With the Jazz this season, Foye has come off the bench to provide an offensive lift. So far he’s averaging 12.2 points and 1.8 assists per game.
“We came out the first few days of (training camp) and all he ran was (shooting guard),” Corbin said. “He wanted to learn one position first. I thought it took him a little bit to get used to playing the point and he did it for a while and enjoyed the time at point.”
On Monday, when the Jazz picked up their first road win of the season, he played 36 minutes and scored 20 points while hitting 4-of-6 from behind the 3-point line.

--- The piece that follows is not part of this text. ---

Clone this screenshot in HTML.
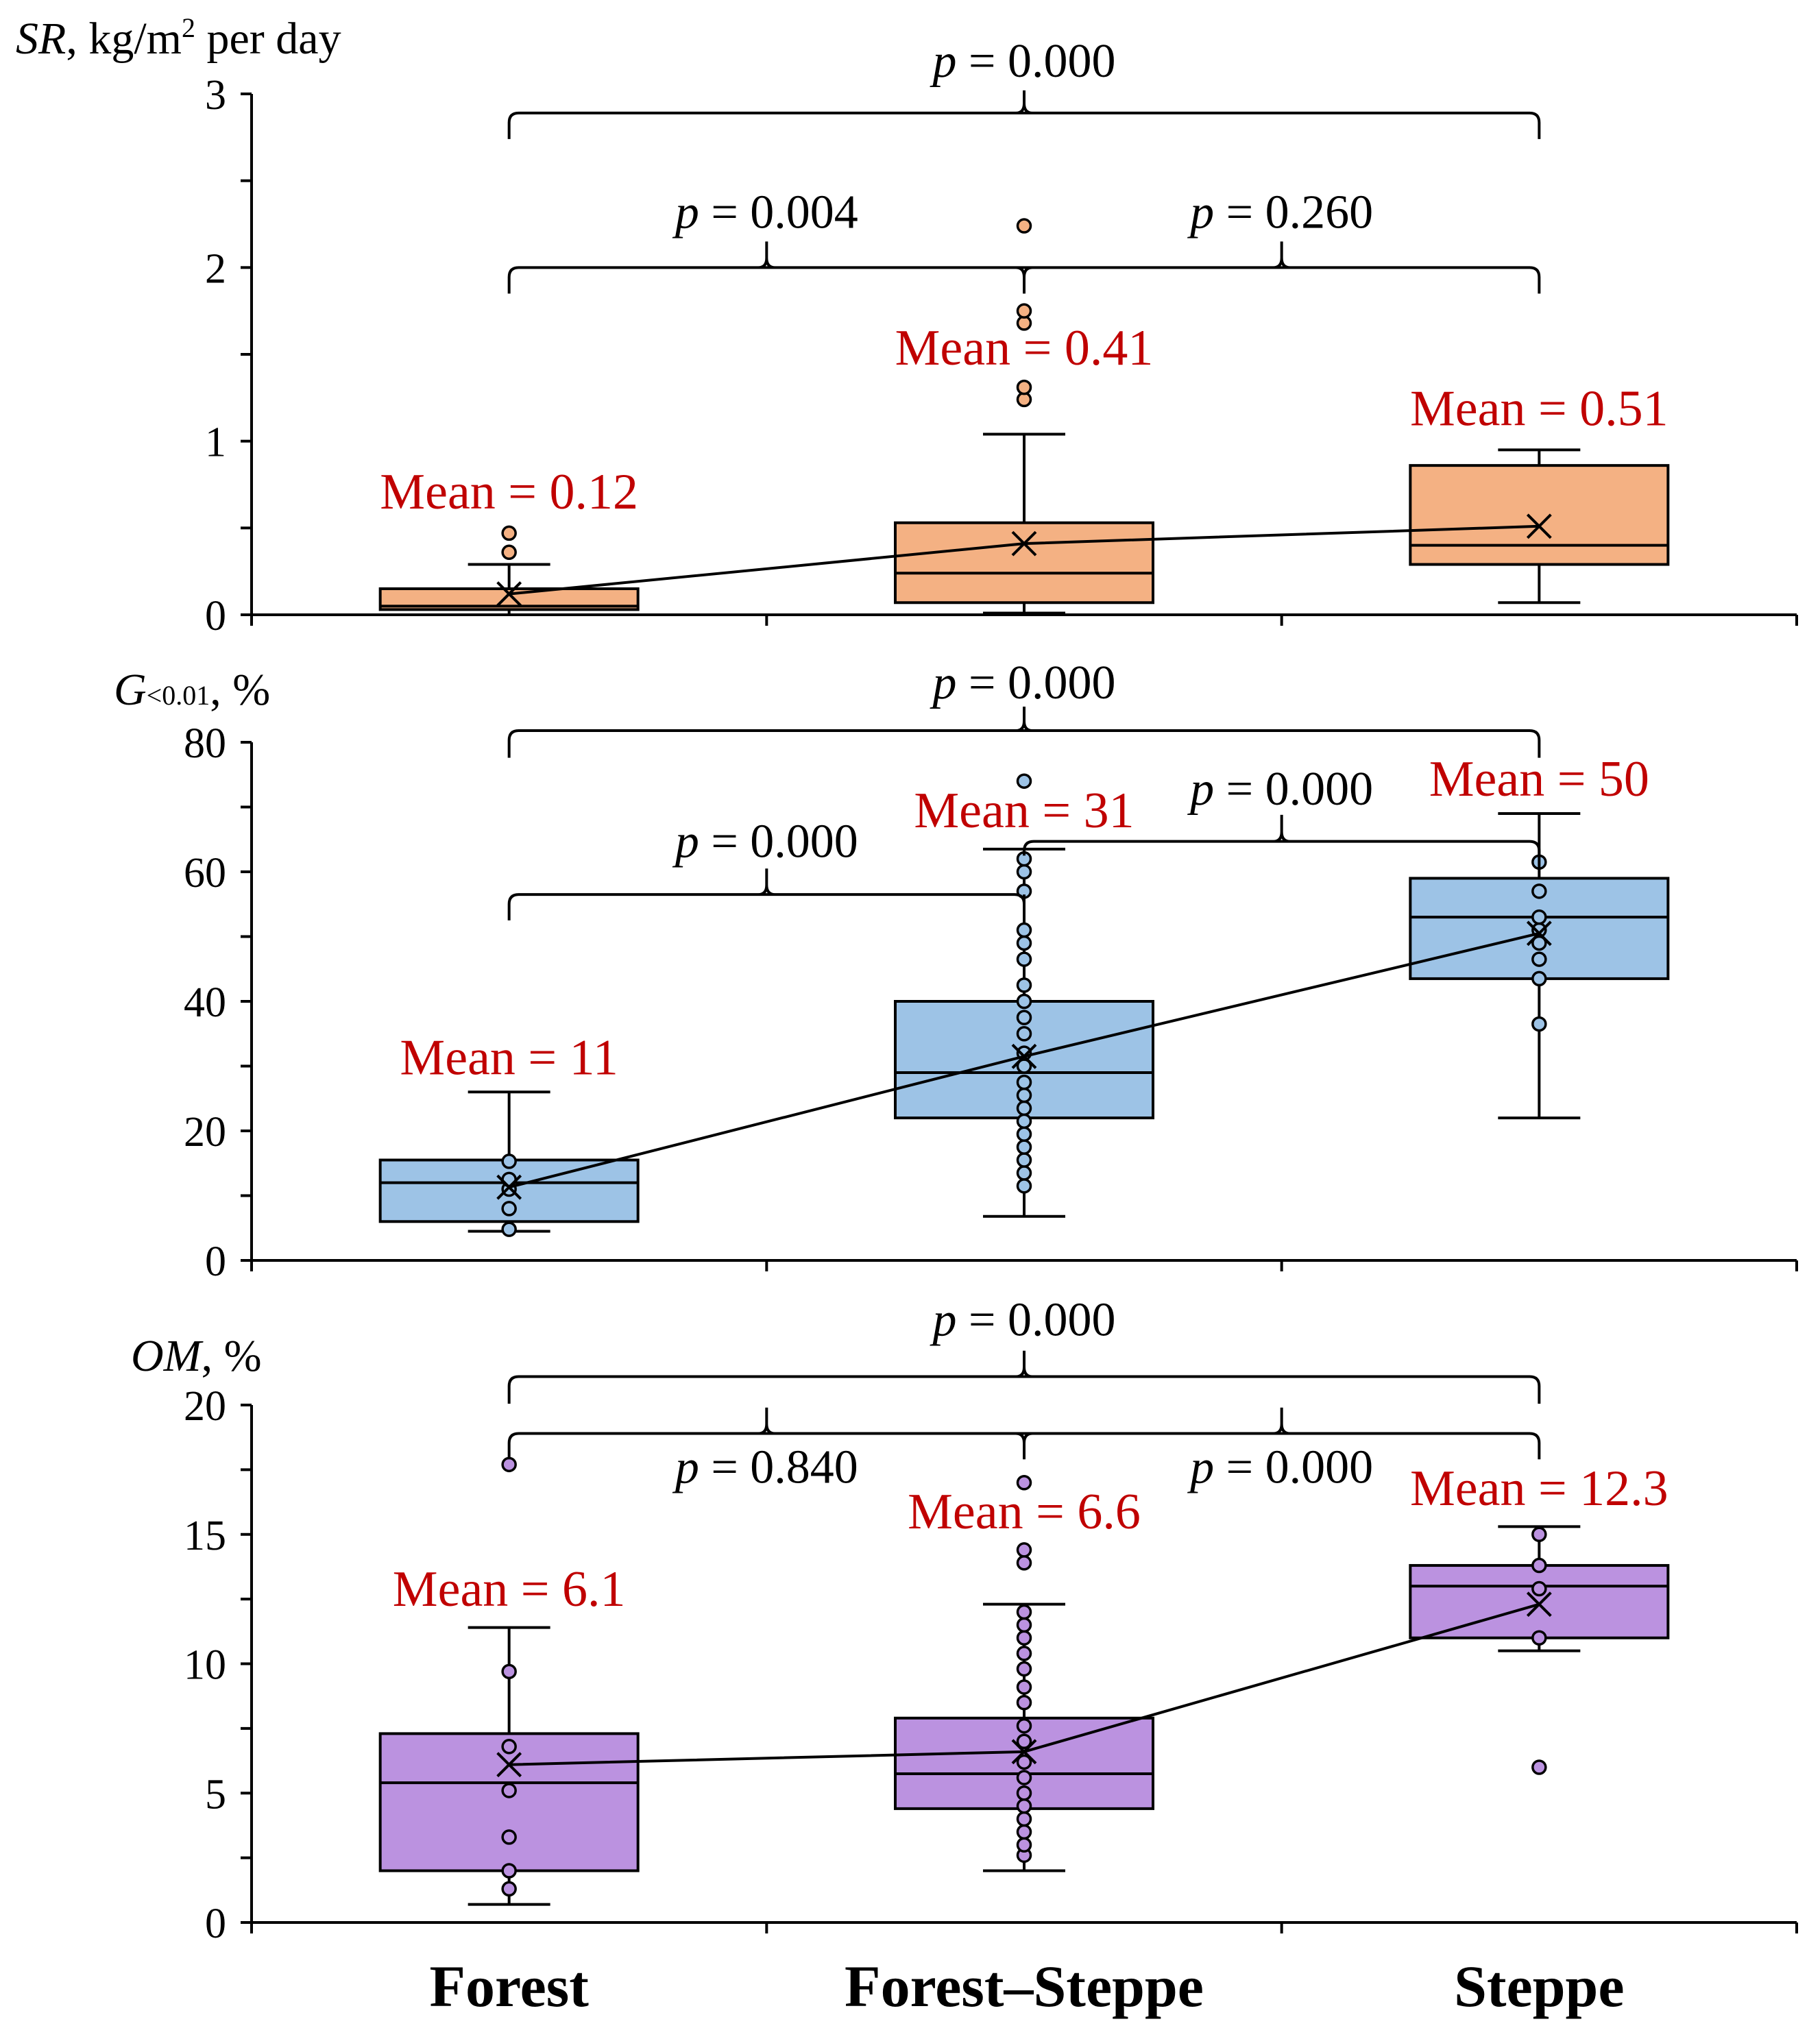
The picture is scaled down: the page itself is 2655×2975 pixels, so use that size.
<!DOCTYPE html>
<html><head><meta charset="utf-8"><style>
html,body{margin:0;padding:0;background:#fff}
svg{display:block}
text{font-family:"Liberation Serif",serif}
</style></head><body>
<svg id="chart" width="2655" height="2975" viewBox="0 0 2655 2975" xmlns="http://www.w3.org/2000/svg"></svg>
<script>
const categories = ["Forest", "Forest–Steppe", "Steppe"];
// Panel 1: SR
const srQ1 = [0.03, 0.07, 0.29];
const srMedian = [0.05, 0.24, 0.40];
const srQ3 = [0.15, 0.53, 0.86];
const srWhiskLo = [0.0, 0.01, 0.07];
const srWhiskHi = [0.29, 1.04, 0.95];
const srMean = [0.12, 0.41, 0.51];
const srMeanLabels = ["Mean = 0.12", "Mean = 0.41", "Mean = 0.51"];
const srPoints = [[0.36, 0.47], [1.24, 1.31, 1.68, 1.75, 2.24], []];
const srTicks = ["0", "1", "2", "3"];
const srP = ["p = 0.004", "p = 0.260", "p = 0.000"];
// Panel 2: G<0.01
const gQ1 = [6, 22, 43.5];
const gMedian = [12, 29, 53];
const gQ3 = [15.5, 40, 59];
const gWhiskLo = [4.5, 6.8, 22];
const gWhiskHi = [26, 63.5, 69];
const gMean = [11.3, 31.5, 50.5];
const gMeanLabels = ["Mean = 11", "Mean = 31", "Mean = 50"];
const gPoints = [[4.8, 8, 11, 12.5, 15.3],
  [11.5, 13.5, 15.5, 17.5, 19.5, 21.5, 23.5, 25.5, 27.5, 30, 32, 35, 37.5, 40, 42.5, 46.5, 49, 51, 57, 60, 62, 74],
  [36.5, 43.5, 46.5, 49, 51, 53, 57, 61.5]];
const gTicks = ["0", "20", "40", "60", "80"];
const gP = ["p = 0.000", "p = 0.000", "p = 0.000"];
// Panel 3: OM
const omQ1 = [2.0, 4.4, 11.0];
const omMedian = [5.4, 5.75, 13.0];
const omQ3 = [7.3, 7.9, 13.8];
const omWhiskLo = [0.7, 2.0, 10.5];
const omWhiskHi = [11.4, 12.3, 15.3];
const omMean = [6.1, 6.6, 12.3];
const omMeanLabels = ["Mean = 6.1", "Mean = 6.6", "Mean = 12.3"];
const omPoints = [[1.3, 2.0, 3.3, 5.1, 6.8, 9.7, 17.7],
  [2.6, 3.0, 3.5, 4.0, 4.5, 5.0, 5.6, 6.2, 7.0, 7.6, 8.5, 9.1, 9.8, 10.4, 11.0, 11.5, 12.0, 13.9, 14.4, 17.0],
  [6.0, 11.0, 12.9, 13.8, 15.0]];
const omTicks = ["0", "5", "10", "15", "20"];
const omP = ["p = 0.840", "p = 0.000", "p = 0.000"];

const NS = "http://www.w3.org/2000/svg";
const svg = document.getElementById("chart");
const XL = 367, XR = 2621;
const xBand = (XR - XL) / 3;
function xc(i){ return XL + xBand * (i + 0.5); }
function el(tag, attrs, parent){
  const e = document.createElementNS(NS, tag);
  for (const k in attrs) e.setAttribute(k, attrs[k]);
  (parent || svg).appendChild(e);
  return e;
}

function panel(cfg){
  const g = el("g", {});
  
  
  const y = v => cfg.y0 - (v - 0) / cfg.max * (cfg.y0 - cfg.yTop);
  const ax = el("path", {d:`M${XL},${cfg.yTop} V${cfg.y0} H${XR}`, stroke:"#000", "stroke-width":4, fill:"none"}, g);
  
  
  for (let i = 0; i <= 3; i++) {
    const t = el("line", {x1:XL + xBand*i, x2:XL + xBand*i, y1:cfg.y0, y2:cfg.y0+16, stroke:"#000", "stroke-width":4}, g);
    
    
  }
  const nMinor = Math.round(cfg.max / cfg.minor);
  for (let i = 0; i <= nMinor; i++) {
    const t = el("line", {x1:XL-16, x2:XL, y1:y(i*cfg.minor), y2:y(i*cfg.minor), stroke:"#000", "stroke-width":4}, g);
    
    
  }
  cfg.ticks.forEach((lab, i) => {
    const v = i * cfg.max / (cfg.ticks.length - 1);
    const t = el("text", {x:330, y:y(v)+22, "text-anchor":"end", "font-size":62, fill:"#000"}, g);
    t.textContent = lab;
    
    
  });
  const tt = el("text", {x:cfg.titleX, y:cfg.titleY, "font-size":66, fill:"#000"}, g);
  tt.innerHTML = cfg.title;
  
  
  for (let i = 0; i < 3; i++) {
    const cx = xc(i), hw = cfg.hw || 188, cw = 60;
    const bg = el("g", {}, g);
    
    
    el("line", {x1:cx, x2:cx, y1:y(cfg.wlo[i]), y2:y(cfg.whi[i]), stroke:"#000", "stroke-width":4}, bg);
    el("line", {x1:cx-cw, x2:cx+cw, y1:y(cfg.wlo[i]), y2:y(cfg.wlo[i]), stroke:"#000", "stroke-width":4}, bg);
    el("line", {x1:cx-cw, x2:cx+cw, y1:y(cfg.whi[i]), y2:y(cfg.whi[i]), stroke:"#000", "stroke-width":4}, bg);
    el("rect", {x:cx-hw, y:y(cfg.q3[i]), width:2*hw, height:y(cfg.q1[i])-y(cfg.q3[i]), fill:cfg.fill, stroke:"#000", "stroke-width":4}, bg);
    el("line", {x1:cx-hw, x2:cx+hw, y1:y(cfg.med[i]), y2:y(cfg.med[i]), stroke:"#000", "stroke-width":4}, bg);
    cfg.pts[i].forEach(v => {
      const c = el("circle", {cx:cx, cy:y(v), r:9.5, fill:cfg.fill, stroke:"#000", "stroke-width":3.5}, bg);
      
      
    });
  }
  const ml = el("polyline", {points: cfg.mean.map((m,i)=>`${xc(i)},${y(m)}`).join(" "), fill:"none", stroke:"#000", "stroke-width":4}, g);
  
  
  cfg.mean.forEach((m, i) => {
    const s = 17, cx = xc(i), cy = y(m);
    const mk = el("path", {d:`M${cx-s},${cy-s} L${cx+s},${cy+s} M${cx-s},${cy+s} L${cx+s},${cy-s}`, stroke:"#000", "stroke-width":4, fill:"none"}, g);
    
    
    const t = el("text", {x:cx, y:y(cfg.meanLabY[i])+25, "text-anchor":"middle", "font-size":74, fill:"#C00000"}, g);
    t.textContent = cfg.meanLabels[i];
    
    
  });
  cfg.brackets.forEach(b => {
    const yb = y(b.y), ye = y(b.end), r = 14;
    let d = `M${b.x1},${ye} V${yb+r} Q${b.x1},${yb} ${b.x1+r},${yb} H${b.x2-r} Q${b.x2},${yb} ${b.x2},${yb+r} V${y(b.end2!==undefined?b.end2:b.end)}`;
    (b.peaks||[]).forEach(p => { d += ` M${p.x-12},${yb} Q${p.x},${yb} ${p.x},${yb-14} V${y(p.v)}`; d += ` M${p.x+12},${yb} Q${p.x},${yb} ${p.x},${yb-14}`; });
    (b.dips||[]).forEach(p => { d += ` M${p.x-12},${yb} Q${p.x},${yb} ${p.x},${yb+14} V${y(p.v)}`; d += ` M${p.x+12},${yb} Q${p.x},${yb} ${p.x},${yb+14}`; });
    const br = el("path", {d:d, stroke:"#000", "stroke-width":4, fill:"none"}, g);
    
    
  });
  cfg.pLabels.forEach(p => {
    const t = el("text", {x:p.x, y:y(p.v)+23, "text-anchor":"middle", "font-size":70, fill:"#000"}, g);
    t.innerHTML = '<tspan font-style="italic">p</tspan> = ' + p.t.replace('p = ','');
    
    
  });
}

const b1 = XL + xBand, b2 = XL + 2*xBand;
panel({name:"sr", y0:897, yTop:137, max:3, minor:0.5, ticks:srTicks, fill:"#F4B183",
  title:'<tspan font-style="italic">SR</tspan>, kg/m<tspan font-size="40" dy="-24">2</tspan><tspan dy="24"> per day</tspan>', titleX:23, titleY:78,
  q1:srQ1, med:srMedian, q3:srQ3, wlo:srWhiskLo, whi:srWhiskHi, mean:srMean, pts:srPoints,
  meanLabels:srMeanLabels, meanLabY:[0.71, 1.54, 1.19],
  brackets:[{x1:xc(0), x2:xc(2), y:2.89, end:2.74, peaks:[{x:xc(1), v:3.02}]},
            {x1:xc(0), x2:xc(2), y:2.0, end:1.85, peaks:[{x:b1, v:2.15},{x:b2, v:2.15}], dips:[{x:xc(1), v:1.85}]}],
  pLabels:[{x:xc(1), v:3.19, t:srP[2]}, {x:b1, v:2.32, t:srP[0]}, {x:b2, v:2.32, t:srP[1]}]});
panel({name:"g", y0:1839, yTop:1083, max:80, minor:10, ticks:gTicks, fill:"#9DC3E6",
  title:'<tspan font-style="italic">G</tspan><tspan font-size="40">&lt;0.01</tspan>, %', titleX:166, titleY:1028,
  q1:gQ1, med:gMedian, q3:gQ3, wlo:gWhiskLo, whi:gWhiskHi, mean:gMean, pts:gPoints,
  meanLabels:gMeanLabels, meanLabY:[31.4, 69.5, 74.4],
  brackets:[{x1:xc(0), x2:xc(2), y:81.8, end:77.6, peaks:[{x:xc(1), v:85.5}]},
            {x1:xc(0), x2:xc(1), y:56.5, end:52.5, end2:56.5, peaks:[{x:b1, v:60.5}]},
            {x1:xc(1), x2:xc(2), y:64.7, end:62.5, end2:60.5, peaks:[{x:b2, v:68.8}]}],
  pLabels:[{x:xc(1), v:89.2, t:gP[2]}, {x:b1, v:64.7, t:gP[0]}, {x:b2, v:72.8, t:gP[1]}]});
panel({name:"om", y0:2805, yTop:2050, max:20, minor:2.5, ticks:omTicks, fill:"#BB92E0", hw:188,
  title:'<tspan font-style="italic">OM</tspan>, %', titleX:191, titleY:2000,
  q1:omQ1, med:omMedian, q3:omQ3, wlo:omWhiskLo, whi:omWhiskHi, mean:omMean, pts:omPoints,
  meanLabels:omMeanLabels, meanLabY:[12.9, 15.9, 16.8],
  brackets:[{x1:xc(0), x2:xc(2), y:21.1, end:20.05, peaks:[{x:xc(1), v:22.1}]},
            {x1:xc(0), x2:xc(2), y:18.9, end:17.9, peaks:[{x:b1, v:19.9},{x:b2, v:19.9}], dips:[{x:xc(1), v:17.9}]}],
  pLabels:[{x:xc(1), v:23.3, t:omP[2]}, {x:b1, v:17.6, t:omP[0]}, {x:b2, v:17.6, t:omP[1]}]});

categories.forEach((c, i) => {
  const t = el("text", {x:xc(i), y:2927, "text-anchor":"middle", "font-size":86, "font-weight":"bold", fill:"#000"});
  t.textContent = c;
  
  
});
</script>
</body></html>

It was his second 20-point effort of the season. He also scored 20 – with a 4-for-7 effort behind the arc – in a Nov. 2 loss at New Orleans.
Foye started at point guard in Utah’s final preseason game, a 97-91 victory over Portland.
Throughout training camp and the preseason Corbin insisted he wanted to get Foye more opportunities at point guard. When starter Mo Williams came up with a strained groin, Corbin didn’t hesitate to put Foye in the starting lineup.
He played only 22 minutes that night and was only 1-for-4 from the floor, but he had no trouble running the offense.
“The main thing for me when I’m out there at the point is I try to understand I can’t be as aggressive as when I’m not at the point,” he said.
Playing four years at Villanova (2002-06) Foye averaged 14.9 points and 3.2 assists per game. As a senior he was a finalist for the John Wooden Award and a first-team All-American.